#### [Set problem]
Give a verbatim copy of the lines below, minus the pictures.

#### [Material provided]
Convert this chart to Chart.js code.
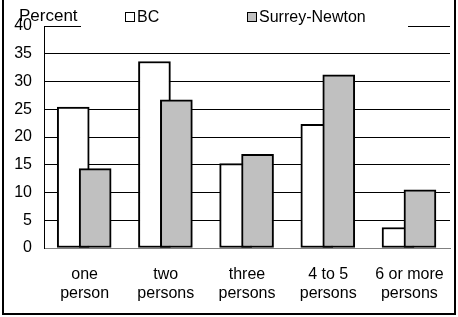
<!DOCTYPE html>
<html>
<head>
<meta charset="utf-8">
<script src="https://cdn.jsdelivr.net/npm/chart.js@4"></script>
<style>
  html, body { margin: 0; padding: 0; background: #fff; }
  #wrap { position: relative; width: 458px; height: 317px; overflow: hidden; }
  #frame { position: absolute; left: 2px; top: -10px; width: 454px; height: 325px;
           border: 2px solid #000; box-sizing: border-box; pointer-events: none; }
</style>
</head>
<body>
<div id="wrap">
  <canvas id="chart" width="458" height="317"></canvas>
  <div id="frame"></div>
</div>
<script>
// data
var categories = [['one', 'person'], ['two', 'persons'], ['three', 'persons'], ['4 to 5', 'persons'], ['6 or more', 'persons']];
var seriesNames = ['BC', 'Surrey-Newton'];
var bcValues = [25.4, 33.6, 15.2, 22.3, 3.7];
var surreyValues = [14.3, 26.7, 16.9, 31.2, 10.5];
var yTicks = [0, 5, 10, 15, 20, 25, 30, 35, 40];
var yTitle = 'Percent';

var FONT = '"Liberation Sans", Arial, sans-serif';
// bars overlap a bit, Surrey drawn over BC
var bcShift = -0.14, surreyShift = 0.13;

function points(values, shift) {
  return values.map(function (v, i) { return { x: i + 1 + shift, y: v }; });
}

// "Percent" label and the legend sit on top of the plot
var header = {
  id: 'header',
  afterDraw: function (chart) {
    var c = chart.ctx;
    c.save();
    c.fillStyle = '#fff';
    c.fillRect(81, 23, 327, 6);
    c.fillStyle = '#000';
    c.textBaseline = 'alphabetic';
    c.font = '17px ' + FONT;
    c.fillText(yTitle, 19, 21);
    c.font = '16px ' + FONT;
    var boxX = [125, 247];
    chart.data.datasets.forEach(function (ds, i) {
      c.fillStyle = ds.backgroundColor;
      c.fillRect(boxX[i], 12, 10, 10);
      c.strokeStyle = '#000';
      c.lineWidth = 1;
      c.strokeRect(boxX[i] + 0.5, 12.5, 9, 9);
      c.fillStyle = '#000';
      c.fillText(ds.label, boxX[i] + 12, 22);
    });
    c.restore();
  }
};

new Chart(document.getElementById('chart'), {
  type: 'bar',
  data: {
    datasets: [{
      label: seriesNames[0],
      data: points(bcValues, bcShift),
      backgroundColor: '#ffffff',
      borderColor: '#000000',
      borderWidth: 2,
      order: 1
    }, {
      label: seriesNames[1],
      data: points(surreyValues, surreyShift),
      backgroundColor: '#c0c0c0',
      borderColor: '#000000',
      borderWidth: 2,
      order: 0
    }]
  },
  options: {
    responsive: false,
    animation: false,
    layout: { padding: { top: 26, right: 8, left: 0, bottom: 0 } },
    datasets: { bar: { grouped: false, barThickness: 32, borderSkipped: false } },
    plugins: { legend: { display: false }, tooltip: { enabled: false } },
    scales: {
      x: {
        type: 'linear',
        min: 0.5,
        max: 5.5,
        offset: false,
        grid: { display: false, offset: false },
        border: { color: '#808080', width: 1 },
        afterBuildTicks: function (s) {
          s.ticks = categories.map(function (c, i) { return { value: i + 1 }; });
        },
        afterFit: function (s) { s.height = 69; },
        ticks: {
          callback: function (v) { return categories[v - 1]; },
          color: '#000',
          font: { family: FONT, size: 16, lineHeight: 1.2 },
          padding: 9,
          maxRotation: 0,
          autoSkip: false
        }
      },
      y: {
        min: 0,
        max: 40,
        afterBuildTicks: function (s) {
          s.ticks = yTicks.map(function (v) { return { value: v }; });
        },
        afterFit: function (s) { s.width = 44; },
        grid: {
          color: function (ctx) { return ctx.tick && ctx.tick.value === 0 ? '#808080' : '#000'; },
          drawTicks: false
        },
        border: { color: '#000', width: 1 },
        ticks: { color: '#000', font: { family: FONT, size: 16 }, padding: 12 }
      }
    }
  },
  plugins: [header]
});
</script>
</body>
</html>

#### [Written response]
Convert this chart to Chart.js code.
<!DOCTYPE html>
<html>
<head>
<meta charset="utf-8">
<script src="https://cdn.jsdelivr.net/npm/chart.js@4"></script>
<style>
  html, body { margin: 0; padding: 0; background: #fff; }
  #wrap { position: relative; width: 458px; height: 317px; overflow: hidden; }
  #frame { position: absolute; left: 2px; top: -10px; width: 454px; height: 325px;
           border: 2px solid #000; box-sizing: border-box; pointer-events: none; }
</style>
</head>
<body>
<div id="wrap">
  <canvas id="chart" width="458" height="317"></canvas>
  <div id="frame"></div>
</div>
<script>
// data
var categories = [['one', 'person'], ['two', 'persons'], ['three', 'persons'], ['4 to 5', 'persons'], ['6 or more', 'persons']];
var seriesNames = ['BC', 'Surrey-Newton'];
var bcValues = [25.4, 33.6, 15.2, 22.3, 3.7];
var surreyValues = [14.3, 26.7, 16.9, 31.2, 10.5];
var yTicks = [0, 5, 10, 15, 20, 25, 30, 35, 40];
var yTitle = 'Percent';

var FONT = '"Liberation Sans", Arial, sans-serif';
// bars overlap a bit, Surrey drawn over BC
var bcShift = -0.14, surreyShift = 0.13;

function points(values, shift) {
  return values.map(function (v, i) { return { x: i + 1 + shift, y: v }; });
}

// "Percent" label and the legend sit on top of the plot
var header = {
  id: 'header',
  afterDraw: function (chart) {
    var c = chart.ctx;
    c.save();
    c.fillStyle = '#fff';
    c.fillRect(81, 23, 327, 6);
    c.fillStyle = '#000';
    c.textBaseline = 'alphabetic';
    c.font = '17px ' + FONT;
    c.fillText(yTitle, 19, 21);
    c.font = '16px ' + FONT;
    var boxX = [125, 247];
    chart.data.datasets.forEach(function (ds, i) {
      c.fillStyle = ds.backgroundColor;
      c.fillRect(boxX[i], 12, 10, 10);
      c.strokeStyle = '#000';
      c.lineWidth = 1;
      c.strokeRect(boxX[i] + 0.5, 12.5, 9, 9);
      c.fillStyle = '#000';
      c.fillText(ds.label, boxX[i] + 12, 22);
    });
    c.restore();
  }
};

new Chart(document.getElementById('chart'), {
  type: 'bar',
  data: {
    datasets: [{
      label: seriesNames[0],
      data: points(bcValues, bcShift),
      backgroundColor: '#ffffff',
      borderColor: '#000000',
      borderWidth: 2,
      order: 1
    }, {
      label: seriesNames[1],
      data: points(surreyValues, surreyShift),
      backgroundColor: '#c0c0c0',
      borderColor: '#000000',
      borderWidth: 2,
      order: 0
    }]
  },
  options: {
    responsive: false,
    animation: false,
    layout: { padding: { top: 26, right: 8, left: 0, bottom: 0 } },
    datasets: { bar: { grouped: false, barThickness: 32, borderSkipped: false } },
    plugins: { legend: { display: false }, tooltip: { enabled: false } },
    scales: {
      x: {
        type: 'linear',
        min: 0.5,
        max: 5.5,
        offset: false,
        grid: { display: false, offset: false },
        border: { color: '#808080', width: 1 },
        afterBuildTicks: function (s) {
          s.ticks = categories.map(function (c, i) { return { value: i + 1 }; });
        },
        afterFit: function (s) { s.height = 69; },
        ticks: {
          callback: function (v) { return categories[v - 1]; },
          color: '#000',
          font: { family: FONT, size: 16, lineHeight: 1.2 },
          padding: 9,
          maxRotation: 0,
          autoSkip: false
        }
      },
      y: {
        min: 0,
        max: 40,
        afterBuildTicks: function (s) {
          s.ticks = yTicks.map(function (v) { return { value: v }; });
        },
        afterFit: function (s) { s.width = 44; },
        grid: {
          color: function (ctx) { return ctx.tick && ctx.tick.value === 0 ? '#808080' : '#000'; },
          drawTicks: false
        },
        border: { color: '#000', width: 1 },
        ticks: { color: '#000', font: { family: FONT, size: 16 }, padding: 12 }
      }
    }
  },
  plugins: [header]
});
</script>
</body>
</html>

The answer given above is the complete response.